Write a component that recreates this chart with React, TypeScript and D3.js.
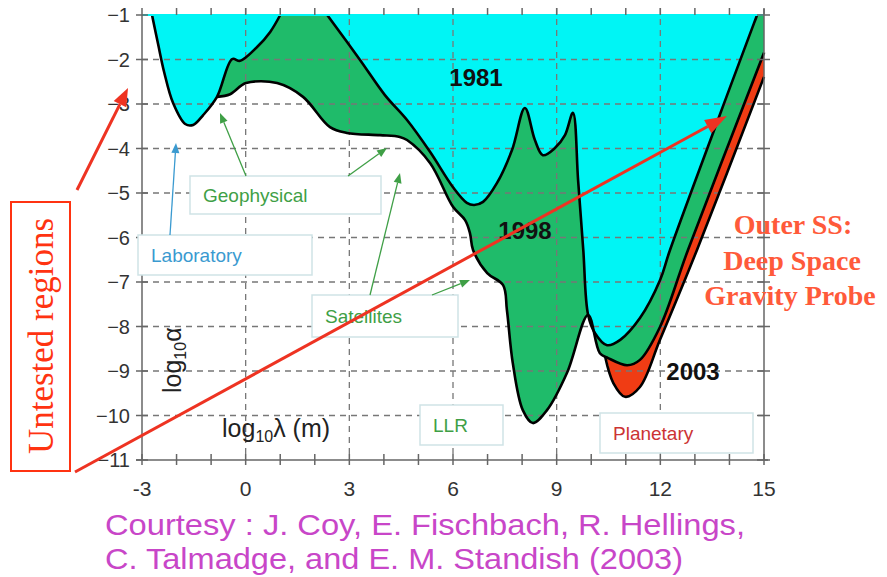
import * as d3 from "d3";

// log10(lambda / m), log10(alpha) pairs
const bound1981Left: [number, number][] = [
  [-2.71, -1.0], [-2.53, -1.67], [-2.36, -2.28], [-2.1, -2.98], [-1.75, -3.45],
  [-1.52, -3.47], [-1.23, -3.25], [-0.83, -2.84], [-0.39, -1.99], [-0.16, -2.03],
  [0.33, -1.72], [0.71, -1.38], [1.0, -1.0],
];
const bound1981Right: [number, number][] = [
  [2.36, -1.0], [3.31, -2.01], [4.03, -2.8], [4.67, -3.36], [5.34, -4.08],
  [6.0, -4.87], [6.4, -5.22], [6.61, -5.27], [6.87, -5.2], [7.27, -4.78],
  [7.71, -4.03], [8.08, -3.09], [8.37, -3.81], [8.6, -4.15], [8.95, -3.99],
  [9.24, -3.7], [9.47, -3.2], [9.62, -4.71], [9.77, -6.28], [9.91, -7.74],
  [10.11, -8.15], [10.46, -8.42], [10.84, -8.3], [11.41, -7.81], [11.99, -6.96],
  [12.28, -6.28], [14.8, -1.0],
];
const bound1998: [number, number][] = [
  [-0.83, -2.84], [-0.45, -2.78], [0.01, -2.53], [0.91, -2.53], [1.66, -2.84],
  [2.44, -3.52], [2.93, -3.65], [3.89, -3.7], [4.46, -3.74], [4.67, -3.81],
  [5.34, -4.33], [6.0, -5.31], [6.35, -5.61], [6.49, -5.9], [6.58, -6.28],
  [6.99, -6.8], [7.45, -7.07], [7.56, -7.63], [7.73, -8.82], [8.02, -9.88],
  [8.31, -10.17], [8.72, -9.88], [9.3, -9.04], [9.91, -7.74], [10.25, -8.6],
  [10.49, -8.71], [11.04, -8.87], [11.41, -8.75], [11.99, -8.01], [12.8, -6.28],
  [15.0, -1.85],
];
const bound2003: [number, number][] = [
  [10.4, -8.67], [10.64, -9.27], [10.98, -9.58], [11.41, -9.36], [11.99, -8.3],
  [13.06, -6.28], [15.0, -2.39],
];

const xTicks = [-3, 0, 3, 6, 9, 12, 15];
const xTickLabels = ["-3", "0", "3", "6", "9", "12", "15"];
const yTicks = [-1, -2, -3, -4, -5, -6, -7, -8, -9, -10, -11];
const yTickLabels = ["\u22121", "\u22122", "\u22123", "\u22124", "\u22125", "\u22126", "\u22127", "\u22128", "\u22129", "\u221210", "\u221211"];
const minorTicks = d3.range(-3, 16, 1);

const CYAN = "#00f5f5";
const GREEN = "#1fbb6a";
const RED = "#f03c14";
const TXT_GREEN = "#3f9f46";

function arrow(x1: number, y1: number, x2: number, y2: number, len: number, w: number, color: string, sw: number) {
  const a = Math.atan2(y2 - y1, x2 - x1);
  const bx = x2 - len * Math.cos(a), by = y2 - len * Math.sin(a);
  const px = -Math.sin(a) * w / 2, py = Math.cos(a) * w / 2;
  return (
    <g>
      <line x1={x1} y1={y1} x2={bx} y2={by} stroke={color} strokeWidth={sw} />
      <polygon points={`${x2},${y2} ${bx + px},${by + py} ${bx - px},${by - py}`} fill={color} />
    </g>
  );
}

export default function App() {
  const x = d3.scaleLinear([-3, 15], [142, 764]);
  const y = d3.scaleLinear([-1, -11], [15, 460]);
  const line = d3.line<[number, number]>(d => x(d[0]), d => y(d[1])).curve(d3.curveCatmullRom.alpha(0.5));

  const closeTop = (pts: [number, number][]) => {
    const first = pts[0], last = pts[pts.length - 1];
    return `${line(pts)}L${x(last[0])},${y(-1)}L${x(first[0])},${y(-1)}Z`;
  };

  const leftShared = bound1981Left.slice(0, 8);
  const split = bound1998.findIndex(d => d[0] === 10.25);
  const redRegion = [...leftShared, ...bound1998.slice(1, split + 1), ...bound2003];
  const greenRegion = [...leftShared, ...bound1998.slice(1)];

  const font = "'Liberation Sans', Arial, sans-serif";
  const serif = "'Liberation Serif', 'Times New Roman', serif";

  const boxes = [
    { x: 190, y: 176, w: 191, h: 38, label: "Geophysical", color: TXT_GREEN },
    { x: 138, y: 235, w: 174, h: 40, label: "Laboratory", color: "#3a9ad0" },
    { x: 312, y: 295, w: 146, h: 42, label: "Satellites", color: TXT_GREEN },
    { x: 420, y: 405, w: 83, h: 40, label: "LLR", color: TXT_GREEN },
    { x: 600, y: 413, w: 153, h: 40, label: "Planetary", color: "#cc3333" },
  ];

  return (
    <svg width={887} height={577} style={{ position: "absolute", left: 0, top: 0, background: "#fff" }} fontFamily={font}>
      {/* exclusion regions */}
      <path d={closeTop(redRegion)} fill={RED} />
      <path d={closeTop(greenRegion)} fill={GREEN} />
      <path d={closeTop(bound1981Left)} fill={CYAN} />
      <path d={closeTop(bound1981Right)} fill={CYAN} />

      {/* grid */}
      <g stroke="#777" strokeWidth={1.3} strokeDasharray="6,5">
        {[0, 3, 6, 9, 12].map(v => (
          <line key={"gx" + v} x1={x(v)} x2={x(v)} y1={y(-1) - 7} y2={y(-11)} />
        ))}
        {yTicks.slice(1, -1).map(v => (
          <line key={"gy" + v} x1={x(-3)} x2={x(15)} y1={y(v)} y2={y(v)} />
        ))}
      </g>

      {/* boundaries */}
      <g fill="none" stroke="#000" strokeWidth={2.6} strokeLinejoin="round">
        <path d={line(bound1981Left) ?? ""} />
        <path d={line(bound1981Right) ?? ""} />
        <path d={line(bound1998) ?? ""} />
        <path d={line(bound2003) ?? ""} />
      </g>

      {/* frame */}
      <line x1={x(-3)} x2={x(15)} y1={y(-1)} y2={y(-1)} stroke={CYAN} strokeWidth={2} />
      <g stroke="#666" strokeWidth={1.5}>
        <line x1={x(-3)} x2={x(-3)} y1={y(-1)} y2={y(-11)} />
        <line x1={x(15)} x2={x(15)} y1={y(-1) - 6} y2={y(-11)} />
        <line x1={x(-3) - 6} x2={x(15) + 4} y1={y(-11)} y2={y(-11)} />
        {minorTicks.map(v => (
          <g key={"mt" + v}>
            <line x1={x(v)} x2={x(v)} y1={y(-11) - 6} y2={y(-11) + 5} />
            <line x1={x(v)} x2={x(v)} y1={y(-1) - 7} y2={y(-1)} />
          </g>
        ))}
        {yTicks.map(v => (
          <g key={"yt" + v}>
            <line x1={x(-3) - 6} x2={x(-3) + 6} y1={y(v)} y2={y(v)} />
            <line x1={x(15) - 7} x2={x(15) + 6} y1={y(v)} y2={y(v)} />
          </g>
        ))}
      </g>
      <g fill="#333" fontSize={20} textAnchor="end">
        {yTicks.map((v, i) => (
          <text key={"yl" + v} x={x(-3) - 12} y={y(v) + 7}>{yTickLabels[i]}</text>
        ))}
      </g>
      <g fill="#333" fontSize={21} textAnchor="middle">
        {xTicks.map((v, i) => (
          <text key={"xl" + v} x={x(v)} y={496}>{xTickLabels[i]}</text>
        ))}
      </g>

      {/* labelled boxes */}
      {boxes.map(b => (
        <g key={b.label}>
          <rect x={b.x} y={b.y} width={b.w} height={b.h} fill="#fff" stroke="#cfe3e6" strokeWidth={1.5} />
          <text x={b.x + 13} y={b.y + b.h / 2 + 7} fontSize={19} fill={b.color}>{b.label}</text>
        </g>
      ))}

      {arrow(170, 235, 176, 143, 10, 8, "#3a9ad0", 1.3)}
      {arrow(246, 176, 220, 113, 10, 8, TXT_GREEN, 1.3)}
      {arrow(348, 176, 387, 148, 10, 8, TXT_GREEN, 1.3)}
      {arrow(370, 295, 400, 173, 10, 8, TXT_GREEN, 1.3)}
      {arrow(432, 295, 470, 280, 10, 8, TXT_GREEN, 1.3)}

      {/* year labels */}
      <g fontSize={24} fontWeight="bold" fill="#111" textAnchor="middle">
        <text x={476} y={86}>1981</text>
        <text x={525} y={239}>1998</text>
        <text x={693} y={380}>2003</text>
      </g>

      {/* axis titles */}
      <text transform="translate(181,393) rotate(-90)" fontSize={25} fill="#222">
        log<tspan fontSize={16} dy={5}>10</tspan><tspan dy={-5}>α</tspan>
      </text>
      <text x={222} y={437} fontSize={25} fill="#222">
        log<tspan fontSize={16} dy={5}>10</tspan><tspan dy={-5}>λ (m)</tspan>
      </text>

      {/* outer SS */}
      <g fontFamily={serif} fontWeight="bold" fontSize={28} fill="#ff5a3a" textAnchor="middle">
        <text x={793} y={234}>Outer SS:</text>
        <text x={792} y={270}>Deep Space</text>
        <text x={790} y={305}>Gravity Probe</text>
      </g>

      {/* untested regions */}
      <rect x={11} y={202} width={59} height={269} fill="none" stroke="#ff3311" strokeWidth={2} />
      <text transform="translate(53,336) rotate(-90)" textAnchor="middle" fontFamily={serif} fontSize={35} fill="#ff3311">
        Untested regions
      </text>
      {arrow(77, 190, 128, 88, 18, 14, "#ee3322", 3)}
      {arrow(75, 472, 727, 116, 22, 15, "#ee3322", 3)}

      {/* credit */}
      <g fontSize={30} fill="#c846c8">
        <text x={105} y={535} textLength={640} lengthAdjust="spacingAndGlyphs">Courtesy : J. Coy, E. Fischbach, R. Hellings,</text>
        <text x={105} y={569} textLength={578} lengthAdjust="spacingAndGlyphs">C. Talmadge, and E. M. Standish (2003)</text>
      </g>
    </svg>
  );
}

◇ ◇ ◇ ◇ ◇

• _REQUIRED WORK_
The lines from the top of the data above through the one holding "import * as" are to be repeated exactly, and only those, with no pictures.

• _OUTPUT BELOW_
Write a component that recreates this chart with React, TypeScript and D3.js.
import * as d3 from "d3";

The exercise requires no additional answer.